Magazine | October 5, 2015, Issue

Democratic Socialism

Unlike Donald Trump, I am a fan of George Will. Not only am I a fan, I just might owe my career to him. Almost 25 years ago, he gave a speech at the American Enterprise Institute — where I was a junior policy gnome — in which he made his case for congressional term limits. During the Q&A I asked whether a better solution might not be to return to the will of the Founding Fathers. Instead of even more restrictions on voter choices, why not go the other way? Why not expand Congress? The Founders would be appalled by how large congressional districts are today.
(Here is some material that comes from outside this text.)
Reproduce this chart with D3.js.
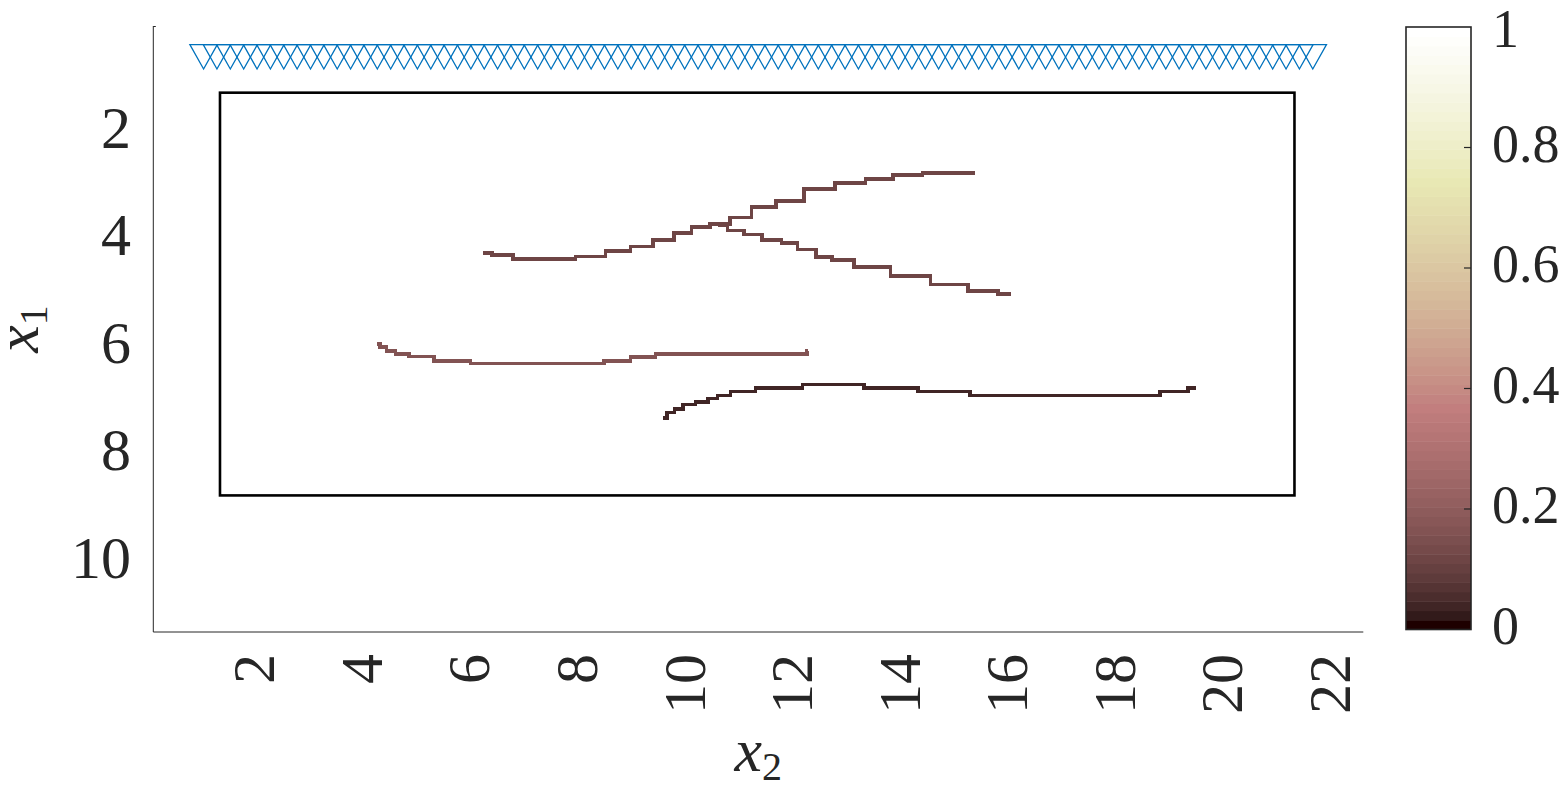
<!DOCTYPE html>
<html>
<head>
<meta charset="utf-8">
<script src="https://cdn.jsdelivr.net/npm/d3@7"></script>
<style>
  body { margin: 0; background: #fff; }
  text { font-family: "Liberation Serif", "DejaVu Serif", serif; fill: #262626; }
</style>
</head>
<body>
<div id="chart-area"></div>
<script>
// tick values
var x2Ticks = [2, 4, 6, 8, 10, 12, 14, 16, 18, 20, 22];
var x1Ticks = [2, 4, 6, 8, 10];
var cbTicks = [0, 0.2, 0.4, 0.6, 0.8, 1];
var cbLabels = ["0", "0.2", "0.4", "0.6", "0.8", "1"];

// boxed region [x2 range], [x1 range]
var regionX2 = [1.24, 21.22];
var regionX1 = [1.24, 8.73];

// receivers along the top
var receiverStart = 0.935;
var receiverStep = 0.2485;
var receiverCount = 84;
var receiverDepth = 0.5;

// curves, points are [x2, x1]
var curveA = [[6.14,4.22],[6.45,4.26],[6.92,4.33],[7.57,4.33],[8.13,4.29],[8.68,4.18],[9.06,4.10],
  [9.52,3.98],[9.85,3.85],[10.17,3.74],[10.54,3.68],[10.91,3.56],[11.34,3.37],[11.81,3.25],
  [12.40,3.03],[12.96,2.92],[13.52,2.84],[13.98,2.77],[14.63,2.73],[15.28,2.73]];
var curveB = [[10.50,3.70],[10.86,3.80],[11.10,3.88],[11.53,3.98],[11.84,4.04],[12.12,4.16],
  [12.53,4.30],[12.72,4.35],[13.33,4.48],[14.08,4.65],[14.82,4.81],[15.47,4.93],[15.94,4.98]];
var curveC = [[4.16,5.91],[4.26,5.97],[4.41,6.04],[4.59,6.10],[4.93,6.15],[5.52,6.23],[6.27,6.28],
  [8.18,6.28],[8.59,6.23],[9.15,6.16],[9.52,6.10],[12.12,6.10],[12.18,6.04]];
var curveD = [[9.48,7.29],[9.63,7.19],[9.76,7.12],[9.95,7.04],[10.21,6.99],[10.41,6.93],[10.58,6.87],
  [10.88,6.80],[11.51,6.73],[12.64,6.67],[13.80,6.73],[14.63,6.80],[15.75,6.87],[18.35,6.87],
  [19.10,6.80],[19.39,6.73]];
var curves = [curveA, curveB, curveC, curveD];
var curveLevels = [0.11, 0.11, 0.16, 0.03];

var width = 1565;
var height = 790;

var svg = d3.select("#chart-area").append("svg")
    .attr("width", width)
    .attr("height", height);

// matlab "pink" colormap, 64 levels
function pink(t) {
    var i = Math.round(Math.max(0, Math.min(1, t)) * 63) + 1;
    var gray = (i - 1) / 63;
    var r = i <= 24 ? i / 24 : 1;
    var g = i <= 24 ? 0 : (i <= 48 ? (i - 24) / 24 : 1);
    var b = i <= 48 ? 0 : (i - 48) / 16;
    var f = (h) => Math.round(255 * Math.sqrt((2 * gray + h) / 3));
    return d3.rgb(f(r), f(g), f(b)).formatHex();
}

var x = d3.scaleLinear().domain([0, 22.5]).range([153.3, 1363.3]);
var y = d3.scaleLinear().domain([0, 11.27]).range([26, 632]);

var g = svg.append("g");

// curves (pixel-like staircase)
var line = d3.line()
    .x((d) => { return x(d[0]); })
    .y((d) => { return y(d[1]); })
    .curve(d3.curveStep);

g.selectAll("path.curve")
    .data(curves)
    .enter()
    .append("path")
    .attr("class", "curve")
    .attr("d", (d) => { return line(d); })
    .attr("fill", "none")
    .attr("stroke", (d, i) => { return pink(curveLevels[i]); })
    .attr("stroke-width", 3.6)
    .attr("stroke-linejoin", "miter")
    .attr("shape-rendering", "crispEdges");

// boxed region
g.append("rect")
    .attr("x", x(regionX2[0]))
    .attr("y", y(regionX1[0]))
    .attr("width", x(regionX2[1]) - x(regionX2[0]))
    .attr("height", y(regionX1[1]) - y(regionX1[0]))
    .attr("fill", "none")
    .attr("stroke", "#000")
    .attr("stroke-width", 2.6);

// receivers
var receivers = d3.range(receiverCount).map((i) => { return receiverStart + i * receiverStep; });
g.selectAll("path.rec")
    .data(receivers)
    .enter()
    .append("path")
    .attr("class", "rec")
    .attr("transform", (d) => { return "translate(" + x(d) + "," + y(receiverDepth) + ")"; })
    .attr("d", "M-13.7,-8.2L13.7,-8.2L0,16.1Z")
    .attr("fill", "none")
    .attr("stroke", "#0072bd")
    .attr("stroke-width", 1.3)
    .attr("stroke-linejoin", "miter");

// axis lines (box off)
g.append("path")
    .attr("d", "M" + x(0) + "," + y(0) + "L" + x(0) + "," + y(11.27) + "L" + x(22.5) + "," + y(11.27))
    .attr("fill", "none")
    .attr("stroke", "#262626")
    .attr("stroke-width", 1);
g.append("line")
    .attr("x1", x(0)).attr("x2", x(0) + 2.5)
    .attr("y1", y(0) + 0.5).attr("y2", y(0) + 0.5)
    .attr("stroke", "#262626").attr("stroke-width", 1);

// x tick labels, rotated
g.selectAll("text.xt")
    .data(x2Ticks)
    .enter()
    .append("text")
    .attr("class", "xt")
    .attr("transform", (d) => { return "translate(" + (x(d) - 6.5) + ",654) rotate(-90)"; })
    .attr("text-anchor", "end")
    .attr("dominant-baseline", "central")
    .attr("font-size", "60px")
    .text((d) => { return d; });

// y tick labels
g.selectAll("text.yt")
    .data(x1Ticks)
    .enter()
    .append("text")
    .attr("class", "yt")
    .attr("x", 131)
    .attr("y", (d) => { return y(d) - 6; })
    .attr("text-anchor", "end")
    .attr("dominant-baseline", "central")
    .attr("font-size", "60px")
    .text((d) => { return d; });

// X Label
var xl = g.append("text")
    .attr("x", (x(0) + x(22.5)) / 2)
    .attr("y", 771)
    .attr("text-anchor", "middle")
    .attr("font-size", "62px");
xl.append("tspan").attr("font-style", "italic").text("x");
xl.append("tspan").attr("font-size", "40px").attr("dy", 9).text("2");

// Y Label
var yl = g.append("text")
    .attr("transform", "translate(38," + (y(0) + y(11.27)) / 2 + ") rotate(-90)")
    .attr("text-anchor", "middle")
    .attr("font-size", "62px");
yl.append("tspan").attr("font-style", "italic").text("x");
yl.append("tspan").attr("font-size", "40px").attr("dy", 9).text("1");

// colorbar
var cbX = 1406, cbW = 65;
var cb = d3.scaleLinear().domain([0, 1]).range([629.5, 27]);
var levels = d3.range(64);
svg.selectAll("rect.cb")
    .data(levels)
    .enter()
    .append("rect")
    .attr("class", "cb")
    .attr("x", cbX)
    .attr("y", (d) => { return cb((d + 1) / 64); })
    .attr("width", cbW)
    .attr("height", (d) => { return cb(d / 64) - cb((d + 1) / 64) + 0.5; })
    .attr("fill", (d) => { return pink(d / 63); });
svg.append("rect")
    .attr("x", cbX).attr("y", cb(1))
    .attr("width", cbW).attr("height", cb(0) - cb(1))
    .attr("fill", "none")
    .attr("stroke", "#262626")
    .attr("stroke-width", 1.6);
svg.selectAll("line.cbt")
    .data(cbTicks.slice(1, -1))
    .enter()
    .append("line")
    .attr("class", "cbt")
    .attr("x1", cbX + cbW - 7).attr("x2", cbX + cbW)
    .attr("y1", (d) => { return cb(d); })
    .attr("y2", (d) => { return cb(d); })
    .attr("stroke", "#262626")
    .attr("stroke-width", 1.2);
svg.selectAll("text.cbl")
    .data(cbTicks)
    .enter()
    .append("text")
    .attr("class", "cbl")
    .attr("x", 1492)
    .attr("y", (d) => { return d === 1 ? cb(d) + 2 : cb(d) - 4; })
    .attr("dominant-baseline", "central")
    .attr("font-size", "54px")
    .text((d, i) => { return cbLabels[i]; });
</script>
</body>
</html>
Mr. Will looked at me with sovereign contempt and, in effect, said that only a fool would want more congressmen in Washington. The audience laughed — at my expense. Rage coursed through my veins. If I’d had the gift of telekinesis like that old Gypsy had promised (that’s a story for another day), the AEI conference room would have looked like the prom scene in Carrie. But, being the wet-behind-the-ears mailroom striver of the Establishment (the one Donald Trump will finally tear down) that I was, I forwent my right to blood vengeance and instead went home to furiously peck out a response to Mr. Will gleaned from the fine print of the Federalist Papers and the minutes of the Constitutional Convention. Eventually my Unabomber-like magnum opus became a short op-ed that ran in the Wall Street Journal, the day after the 1992 election. It was my first professionally published piece of writing. I caught the bug. And Will was my muse.

It’s an ironic story in a way. According to lore, when Will became a columnist, he asked Bill Buckley how on earth he could jam out three columns a week. WFB responded that the world irritated him at least three times a week. Write about what irritates you. Will took the advice to heart. And so did I.

Which brings me to a little diatribe of George Will’s on Special Report with Bret Baier. Will took grave offense at Bernie Sanders’s habit of describing himself as a socialist and an independent outsider. About the latter, I think Will has the better part of the argument: Sanders has been in politics since before I knew how to buy pants. (Lest people have fun with that, let me rephrase: He’s been in politics since 1971.) He’s been in Congress since 1991, and, in all that time, Will says, Sanders “caucuses with the Democrats. He gets his committee assignments from the Democrats, he votes with the Democrats, and he’s seeking the nomination of, guess what, the Democratic party.”

Sounds like a Democrat to me. Point: Will.

But Will continues: “Then he says he’s a socialist. No, no, Mr. Corbyn in London, that’s a socialist. He wants the government to own the commanding heights of the economy. Mr. Sanders is called a socialist because he believes in what everybody votes for every year when they vote for a budget, the entitlement structure of the United States.”

Well.

I believe that the last time I graced this fine page, it was to make the case that the terrain between socialism and progressivism is not nearly so rough or wide as is sometimes claimed (see “Socialism for Dummies,” August 24). Allow me to quote myself: “By refusing to commit to any limiting principle on what the government can accomplish — or try to accomplish — while simultaneously advancing the socialist cause piecemeal, liberals get to pretend that they subscribe to a different dogma.” In my view, if you can’t describe — and defend — a true and permanent boundary for the role of government in the peacetime economy, you’re a socialist in your heart.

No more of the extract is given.